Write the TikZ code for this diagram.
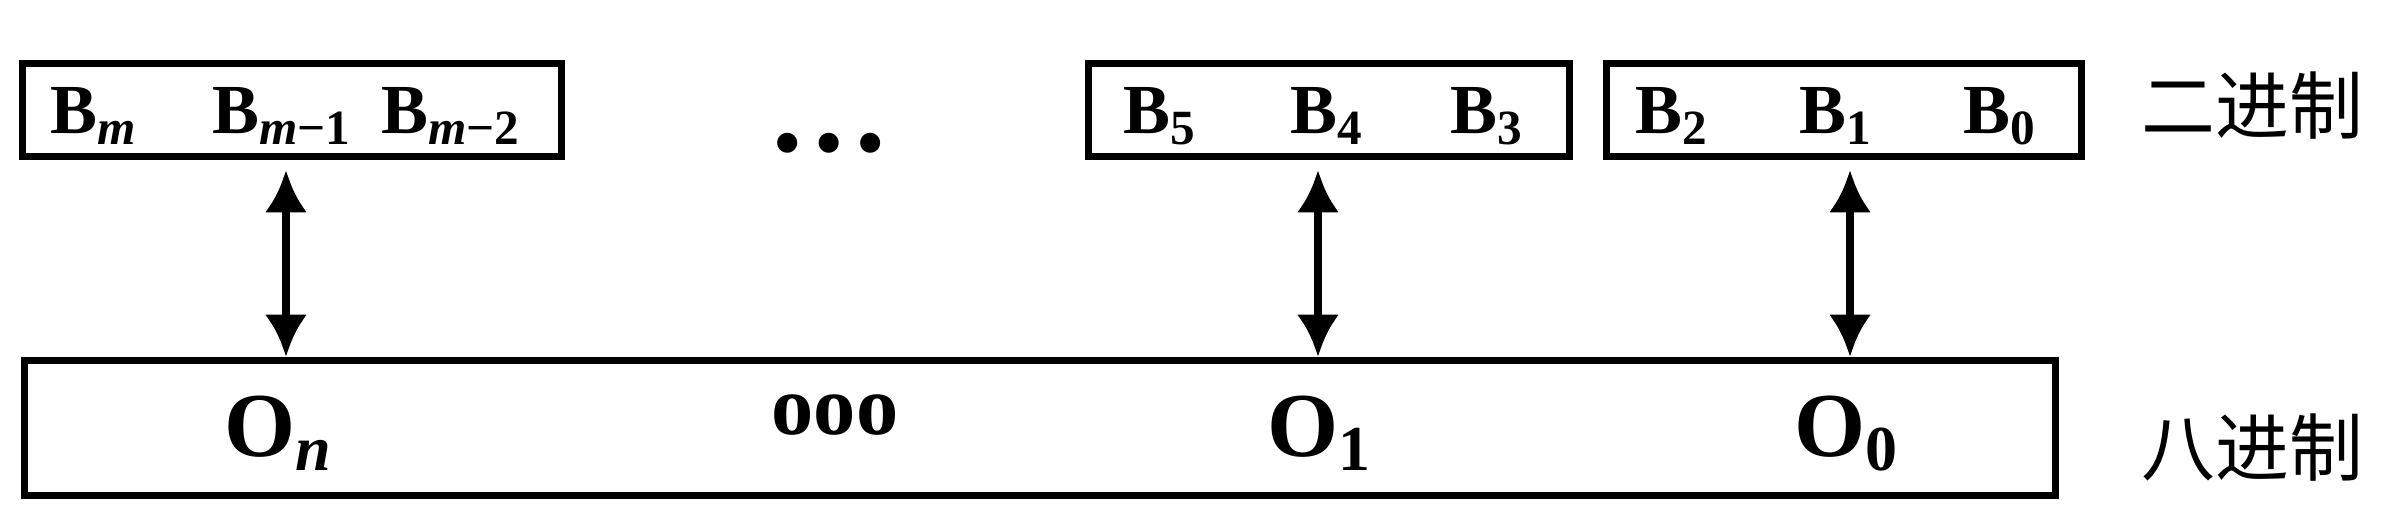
\documentclass[tikz,border=0pt]{standalone}
\usepackage{fontspec}
\setmainfont{Liberation Serif}
\newfontfamily\cjk{Noto Sans CJK SC}
\usetikzlibrary{arrows.meta}

\begin{document}
\begin{tikzpicture}[
  x=0.01cm, y=-0.01cm,
  reg/.style={draw, line width=2pt, inner sep=0pt, minimum height=0.92cm},
  bit/.style={anchor=base west, inner sep=0pt, font=\fontsize{20}{22}\selectfont\bfseries},
  octd/.style={anchor=base west, inner sep=0pt, font=\fontsize{26}{30}\selectfont\bfseries},
  lbl/.style={anchor=west, inner sep=0pt, font=\fontsize{21}{24}\selectfont\cjk},
  link/.style={{Latex[length=12pt,width=12pt]}-{Latex[length=12pt,width=12pt]}, line width=2.4pt}
]
\useasboundingbox (0,0) rectangle (2382,519);

% binary groups
\node[reg, minimum width=5.39cm] (bin1) at (292,110) {};
\node[reg, minimum width=4.80cm] (bin2) at (1329,110) {};
\node[reg, minimum width=4.74cm] (bin3) at (1844,110) {};
\node[inner sep=0pt, font=\fontsize{35}{40}\selectfont\bfseries] (bdots) at (829,143) {…};

\node[bit] (bm)  at (50,134)  {B\textsubscript{\itshape m}};
\node[bit] (bm1) at (212,134) {B\textsubscript{\itshape m\upshape −1}};
\node[bit] (bm2) at (381,134) {B\textsubscript{\itshape m\upshape −2}};
\node[bit] (b5) at (1123,134) {B\textsubscript{5}};
\node[bit] (b4) at (1290,134) {B\textsubscript{4}};
\node[bit] (b3) at (1450,134) {B\textsubscript{3}};
\node[bit] (b2) at (1635,134) {B\textsubscript{2}};
\node[bit] (b1) at (1799,134) {B\textsubscript{1}};
\node[bit] (b0) at (1963,134) {B\textsubscript{0}};

% octal digits
\node[reg, minimum width=20.29cm, minimum height=1.35cm] (oct) at (1040,428) {};
\node[octd] (on) at (224,457) {O\textsubscript{\itshape n}};
\node[inner sep=0pt, font=\fontsize{24}{28}\selectfont\bfseries] (odots) at (835,415) {ooo};
\node[octd] (o1) at (1267,457) {O\textsubscript{1}};
\node[octd] (o0) at (1794,457) {O\textsubscript{0}};

% labels
\node[lbl] (binlbl) at (2141,106) {二进制};
\node[lbl] (octlbl) at (2141,448) {八进制};

\coordinate (a1) at ([xshift=-0.06cm, yshift=-3pt]bin1.south);
\coordinate (a2) at ([xshift=-0.11cm, yshift=-3pt]bin2.south);
\coordinate (a3) at ([xshift=0.06cm, yshift=-3pt]bin3.south);
\draw[link] (a1) -- (a1 |- oct.north);
\draw[link] (a2) -- (a2 |- oct.north);
\draw[link] (a3) -- (a3 |- oct.north);
\end{tikzpicture}
\end{document}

=======

WHAT YOU NEED TO DO. Write out nothing but the lines from the start of the data through the line with "(bdots) at (829,143)". Leave out the pictures.

EXERCISE ANSWER.
Write the TikZ code for this diagram.
\documentclass[tikz,border=0pt]{standalone}
\usepackage{fontspec}
\setmainfont{Liberation Serif}
\newfontfamily\cjk{Noto Sans CJK SC}
\usetikzlibrary{arrows.meta}

\begin{document}
\begin{tikzpicture}[
  x=0.01cm, y=-0.01cm,
  reg/.style={draw, line width=2pt, inner sep=0pt, minimum height=0.92cm},
  bit/.style={anchor=base west, inner sep=0pt, font=\fontsize{20}{22}\selectfont\bfseries},
  octd/.style={anchor=base west, inner sep=0pt, font=\fontsize{26}{30}\selectfont\bfseries},
  lbl/.style={anchor=west, inner sep=0pt, font=\fontsize{21}{24}\selectfont\cjk},
  link/.style={{Latex[length=12pt,width=12pt]}-{Latex[length=12pt,width=12pt]}, line width=2.4pt}
]
\useasboundingbox (0,0) rectangle (2382,519);

% binary groups
\node[reg, minimum width=5.39cm] (bin1) at (292,110) {};
\node[reg, minimum width=4.80cm] (bin2) at (1329,110) {};
\node[reg, minimum width=4.74cm] (bin3) at (1844,110) {};
\node[inner sep=0pt, font=\fontsize{35}{40}\selectfont\bfseries] (bdots) at (829,143) {…};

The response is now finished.